· 2 min read

DMI – the Future of Payments

John Winchcombe
John Winchcombe · Editor
DMI – the Future of Payments

OMFIF’s Digital Monetary Institute recently published a report on the Future of Payments. The report is a thorough examination of non-cash payment developments but two elements stood out. Firstly, a striking infographic showing the age profiles of four parts of the world and, secondly, more information on the growth, importance and impact of mobile payments.

Research consistently shows that people under 60 years old are comfortable with technology and are more confident and willing to engage with it than older age groups. These age profiles are, therefore, part of the story of the future of cash.

Demographic profiles around the world. Source: UN World Population Prospects, OMFIF analysis. 

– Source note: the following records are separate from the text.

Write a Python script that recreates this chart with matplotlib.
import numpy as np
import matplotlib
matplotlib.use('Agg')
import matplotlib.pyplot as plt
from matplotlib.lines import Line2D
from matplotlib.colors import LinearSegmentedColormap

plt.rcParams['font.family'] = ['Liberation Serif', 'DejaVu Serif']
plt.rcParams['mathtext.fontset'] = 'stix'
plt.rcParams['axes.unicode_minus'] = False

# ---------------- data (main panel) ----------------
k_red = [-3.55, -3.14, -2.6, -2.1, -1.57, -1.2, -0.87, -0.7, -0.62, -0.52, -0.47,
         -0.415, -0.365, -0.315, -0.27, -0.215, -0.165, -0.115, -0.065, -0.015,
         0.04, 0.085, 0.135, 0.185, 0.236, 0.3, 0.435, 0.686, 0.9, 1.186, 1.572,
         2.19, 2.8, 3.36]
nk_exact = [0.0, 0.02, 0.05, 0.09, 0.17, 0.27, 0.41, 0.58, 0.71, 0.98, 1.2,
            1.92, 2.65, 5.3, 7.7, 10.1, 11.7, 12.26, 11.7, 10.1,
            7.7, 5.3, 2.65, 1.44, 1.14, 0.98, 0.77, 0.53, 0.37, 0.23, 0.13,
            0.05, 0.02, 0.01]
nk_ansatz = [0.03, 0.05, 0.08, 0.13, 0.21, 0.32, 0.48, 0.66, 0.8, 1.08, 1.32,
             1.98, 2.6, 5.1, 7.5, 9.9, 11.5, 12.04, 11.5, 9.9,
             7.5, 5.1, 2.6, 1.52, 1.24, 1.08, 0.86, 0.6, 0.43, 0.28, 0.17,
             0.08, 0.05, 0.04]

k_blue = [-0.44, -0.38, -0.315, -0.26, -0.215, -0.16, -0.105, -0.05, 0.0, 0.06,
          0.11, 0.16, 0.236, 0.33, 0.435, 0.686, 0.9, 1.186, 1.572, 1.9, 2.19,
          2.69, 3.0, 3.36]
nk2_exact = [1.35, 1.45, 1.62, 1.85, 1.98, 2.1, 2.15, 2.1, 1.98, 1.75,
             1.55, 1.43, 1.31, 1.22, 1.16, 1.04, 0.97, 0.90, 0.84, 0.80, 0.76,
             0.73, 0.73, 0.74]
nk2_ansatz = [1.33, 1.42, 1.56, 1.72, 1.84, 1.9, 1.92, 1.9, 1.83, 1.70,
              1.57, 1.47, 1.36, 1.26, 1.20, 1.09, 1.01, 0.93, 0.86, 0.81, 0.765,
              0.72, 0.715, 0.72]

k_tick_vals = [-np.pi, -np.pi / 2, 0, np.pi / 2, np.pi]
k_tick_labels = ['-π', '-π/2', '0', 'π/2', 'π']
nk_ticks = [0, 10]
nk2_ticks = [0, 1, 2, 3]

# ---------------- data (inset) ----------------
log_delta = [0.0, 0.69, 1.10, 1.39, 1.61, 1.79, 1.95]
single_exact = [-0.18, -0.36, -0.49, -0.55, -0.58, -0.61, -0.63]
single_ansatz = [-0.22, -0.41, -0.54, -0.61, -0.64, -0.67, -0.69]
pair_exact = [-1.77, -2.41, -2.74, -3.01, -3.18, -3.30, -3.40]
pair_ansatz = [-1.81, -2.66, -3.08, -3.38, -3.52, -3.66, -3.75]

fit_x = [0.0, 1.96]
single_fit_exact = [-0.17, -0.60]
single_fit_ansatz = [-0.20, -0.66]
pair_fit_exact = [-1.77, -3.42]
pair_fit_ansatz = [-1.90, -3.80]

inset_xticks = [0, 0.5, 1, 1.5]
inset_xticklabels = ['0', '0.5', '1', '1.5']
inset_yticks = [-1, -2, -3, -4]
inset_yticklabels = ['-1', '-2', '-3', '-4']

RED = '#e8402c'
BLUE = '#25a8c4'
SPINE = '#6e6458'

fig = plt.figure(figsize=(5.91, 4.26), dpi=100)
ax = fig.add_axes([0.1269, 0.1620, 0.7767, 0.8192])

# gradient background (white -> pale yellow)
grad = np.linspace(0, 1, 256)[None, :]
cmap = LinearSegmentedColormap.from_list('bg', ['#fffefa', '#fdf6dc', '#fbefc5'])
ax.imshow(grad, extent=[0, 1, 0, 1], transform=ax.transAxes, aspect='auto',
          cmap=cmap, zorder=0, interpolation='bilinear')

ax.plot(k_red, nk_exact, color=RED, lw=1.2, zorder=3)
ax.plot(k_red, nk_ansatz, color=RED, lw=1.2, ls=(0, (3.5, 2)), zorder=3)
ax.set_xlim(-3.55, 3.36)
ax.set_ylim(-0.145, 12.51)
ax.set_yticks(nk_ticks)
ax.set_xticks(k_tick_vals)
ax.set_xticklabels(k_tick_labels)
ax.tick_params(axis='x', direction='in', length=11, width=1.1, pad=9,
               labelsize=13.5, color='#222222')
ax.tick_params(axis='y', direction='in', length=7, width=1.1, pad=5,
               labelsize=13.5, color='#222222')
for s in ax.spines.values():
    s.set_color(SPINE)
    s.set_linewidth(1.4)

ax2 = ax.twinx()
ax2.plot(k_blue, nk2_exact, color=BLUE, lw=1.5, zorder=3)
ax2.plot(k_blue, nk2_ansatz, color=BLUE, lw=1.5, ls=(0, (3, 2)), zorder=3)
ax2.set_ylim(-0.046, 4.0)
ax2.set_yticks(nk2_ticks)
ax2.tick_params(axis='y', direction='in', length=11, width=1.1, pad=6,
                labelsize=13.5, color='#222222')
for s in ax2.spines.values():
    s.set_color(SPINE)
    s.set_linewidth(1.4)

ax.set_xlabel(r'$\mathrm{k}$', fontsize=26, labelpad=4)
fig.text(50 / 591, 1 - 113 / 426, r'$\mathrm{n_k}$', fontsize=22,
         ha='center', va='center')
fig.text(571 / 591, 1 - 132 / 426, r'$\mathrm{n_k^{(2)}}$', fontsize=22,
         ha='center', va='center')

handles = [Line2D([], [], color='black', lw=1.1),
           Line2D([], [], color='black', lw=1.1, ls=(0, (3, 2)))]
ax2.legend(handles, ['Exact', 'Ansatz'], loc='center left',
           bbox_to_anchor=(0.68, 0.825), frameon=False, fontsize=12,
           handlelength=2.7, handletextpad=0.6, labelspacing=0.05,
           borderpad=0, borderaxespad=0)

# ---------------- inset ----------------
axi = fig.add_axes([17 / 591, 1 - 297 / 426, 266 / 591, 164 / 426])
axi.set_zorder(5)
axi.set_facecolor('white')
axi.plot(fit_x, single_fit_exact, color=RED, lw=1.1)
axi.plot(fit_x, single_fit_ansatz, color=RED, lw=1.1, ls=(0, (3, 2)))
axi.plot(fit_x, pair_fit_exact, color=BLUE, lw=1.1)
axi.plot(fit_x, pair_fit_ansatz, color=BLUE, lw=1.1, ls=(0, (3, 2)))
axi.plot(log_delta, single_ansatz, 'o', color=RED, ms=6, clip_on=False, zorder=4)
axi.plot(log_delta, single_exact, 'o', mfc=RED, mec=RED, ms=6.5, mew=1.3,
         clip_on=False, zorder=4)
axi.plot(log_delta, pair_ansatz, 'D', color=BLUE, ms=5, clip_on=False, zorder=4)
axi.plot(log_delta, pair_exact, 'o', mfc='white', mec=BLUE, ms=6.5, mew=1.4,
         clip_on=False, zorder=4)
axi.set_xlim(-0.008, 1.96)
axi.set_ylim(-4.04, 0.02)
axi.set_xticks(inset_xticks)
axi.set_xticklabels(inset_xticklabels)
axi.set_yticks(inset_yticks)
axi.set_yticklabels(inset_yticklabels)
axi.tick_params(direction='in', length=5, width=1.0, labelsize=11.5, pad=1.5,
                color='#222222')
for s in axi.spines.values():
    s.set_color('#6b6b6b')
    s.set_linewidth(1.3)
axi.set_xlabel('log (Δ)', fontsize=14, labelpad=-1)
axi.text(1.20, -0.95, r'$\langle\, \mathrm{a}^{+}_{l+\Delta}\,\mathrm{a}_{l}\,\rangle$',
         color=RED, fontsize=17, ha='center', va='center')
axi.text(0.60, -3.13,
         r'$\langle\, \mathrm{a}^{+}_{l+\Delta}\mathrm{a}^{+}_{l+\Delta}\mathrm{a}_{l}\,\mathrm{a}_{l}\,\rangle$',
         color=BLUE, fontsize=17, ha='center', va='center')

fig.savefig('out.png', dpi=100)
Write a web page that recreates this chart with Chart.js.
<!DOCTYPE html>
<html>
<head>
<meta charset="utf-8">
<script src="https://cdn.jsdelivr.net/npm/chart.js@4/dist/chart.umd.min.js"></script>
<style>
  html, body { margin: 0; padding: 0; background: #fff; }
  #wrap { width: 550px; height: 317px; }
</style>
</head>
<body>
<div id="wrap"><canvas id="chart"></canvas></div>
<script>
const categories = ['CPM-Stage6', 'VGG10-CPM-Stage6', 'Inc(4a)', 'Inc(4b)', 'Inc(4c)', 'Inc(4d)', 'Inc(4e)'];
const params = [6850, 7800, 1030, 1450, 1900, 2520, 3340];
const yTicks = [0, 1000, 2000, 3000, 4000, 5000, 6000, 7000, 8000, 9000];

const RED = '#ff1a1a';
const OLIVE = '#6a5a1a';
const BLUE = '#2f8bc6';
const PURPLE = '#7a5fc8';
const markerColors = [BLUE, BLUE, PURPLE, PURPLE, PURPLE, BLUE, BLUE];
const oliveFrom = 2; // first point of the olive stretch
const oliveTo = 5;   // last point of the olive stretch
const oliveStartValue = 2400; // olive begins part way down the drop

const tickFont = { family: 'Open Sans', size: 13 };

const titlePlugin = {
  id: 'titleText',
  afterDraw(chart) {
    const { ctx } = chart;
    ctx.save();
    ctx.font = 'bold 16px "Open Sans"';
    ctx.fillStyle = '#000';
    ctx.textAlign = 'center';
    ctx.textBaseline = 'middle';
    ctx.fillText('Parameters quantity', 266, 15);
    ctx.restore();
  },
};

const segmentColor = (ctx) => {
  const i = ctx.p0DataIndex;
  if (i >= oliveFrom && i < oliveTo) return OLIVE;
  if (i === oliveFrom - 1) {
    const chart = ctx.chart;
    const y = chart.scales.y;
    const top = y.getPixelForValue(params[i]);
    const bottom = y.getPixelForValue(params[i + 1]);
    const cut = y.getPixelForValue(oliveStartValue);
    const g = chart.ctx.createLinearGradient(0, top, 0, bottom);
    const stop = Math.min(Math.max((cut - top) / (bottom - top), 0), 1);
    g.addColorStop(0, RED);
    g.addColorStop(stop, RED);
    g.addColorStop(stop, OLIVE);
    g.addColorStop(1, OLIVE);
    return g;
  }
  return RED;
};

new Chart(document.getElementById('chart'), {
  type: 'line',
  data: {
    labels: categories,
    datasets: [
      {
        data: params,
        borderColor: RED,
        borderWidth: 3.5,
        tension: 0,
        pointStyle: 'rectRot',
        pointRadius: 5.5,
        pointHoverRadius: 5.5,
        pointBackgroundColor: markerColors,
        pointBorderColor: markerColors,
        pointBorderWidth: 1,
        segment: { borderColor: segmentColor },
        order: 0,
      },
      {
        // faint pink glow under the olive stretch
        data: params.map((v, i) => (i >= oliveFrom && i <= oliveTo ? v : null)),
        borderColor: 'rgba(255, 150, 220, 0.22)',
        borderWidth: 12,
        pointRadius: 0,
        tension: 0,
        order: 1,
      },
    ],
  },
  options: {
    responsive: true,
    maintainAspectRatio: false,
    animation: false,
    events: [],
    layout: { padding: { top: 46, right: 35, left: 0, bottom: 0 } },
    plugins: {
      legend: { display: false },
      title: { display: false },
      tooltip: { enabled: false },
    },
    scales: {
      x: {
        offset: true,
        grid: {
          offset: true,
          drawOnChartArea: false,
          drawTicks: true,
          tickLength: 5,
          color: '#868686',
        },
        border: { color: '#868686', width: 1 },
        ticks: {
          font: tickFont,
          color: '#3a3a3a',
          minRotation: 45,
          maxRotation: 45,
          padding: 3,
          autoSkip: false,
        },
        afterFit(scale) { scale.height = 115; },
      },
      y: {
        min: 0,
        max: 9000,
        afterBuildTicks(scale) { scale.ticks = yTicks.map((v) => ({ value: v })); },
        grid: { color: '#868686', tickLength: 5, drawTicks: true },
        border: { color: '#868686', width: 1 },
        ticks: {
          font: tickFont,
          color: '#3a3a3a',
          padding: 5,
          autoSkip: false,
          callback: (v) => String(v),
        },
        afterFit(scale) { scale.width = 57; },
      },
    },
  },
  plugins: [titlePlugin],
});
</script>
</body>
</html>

Managing payment risk outside of the commercial banks

The report considers the management of risk and the regulatory response in some detail. It contains interesting data on the speed and size of payments that have moved into mobile payments. As was reported in November’s edition, mobile phone growth is driving mobile money growth in Africa. The chart below demonstrates that mobile phone growth is happening the Asia Pacific region too.

Number of mobile cellular subscriptions per 100 people. Source: World Bank, OMFIF analysis. 

China, of course, is the home to two huge mobile payment companies, AliPay and WeChat Pay, which is reflected in its ranking.

As a result, the big tech mobile payment companies are increasingly important in their economies, no more so than in China.

China’s two leading payment companies, AliPay and WeChat Pay, have grown in influence and become an increasingly central part of China’s financial system. One of the concerns was about whether these companies might take risks that commercial banks would not, including whether they were monitoring illicit activities or monitoring financial transaction sufficiently carefully.

Chinese transaction volume as market share, %, Q1 2020. Source: iResearch, OMFIF analysis. 

 There were more specific concerns about how funds in their systems were being managed. For example, were funds being reinvested in high-risk, high-return assets in order to maximise profits? Were they prioritising advertising and marketing to grow their user base rather than improving their products and services?

The response of the regulator was to use reserve fund requirements to manage these risks. In 2017 20% of unused customer funds had to be held in non-interest bearing accounts overseen by Peoples Bank of China. In 2018 this was increased to 50% and in January 2019 all unused funds were required to be kept in a separate account.

Chinese non-financial institution deposits, ¥bn. Source: People’s Bank of China, OMFIF analysis.

These changes were criticised by some people, including Jack Ma of Ant Group, who own AliPay, because they were regarded as stifling innovation and curbing an important revenue source for third-party payment companies.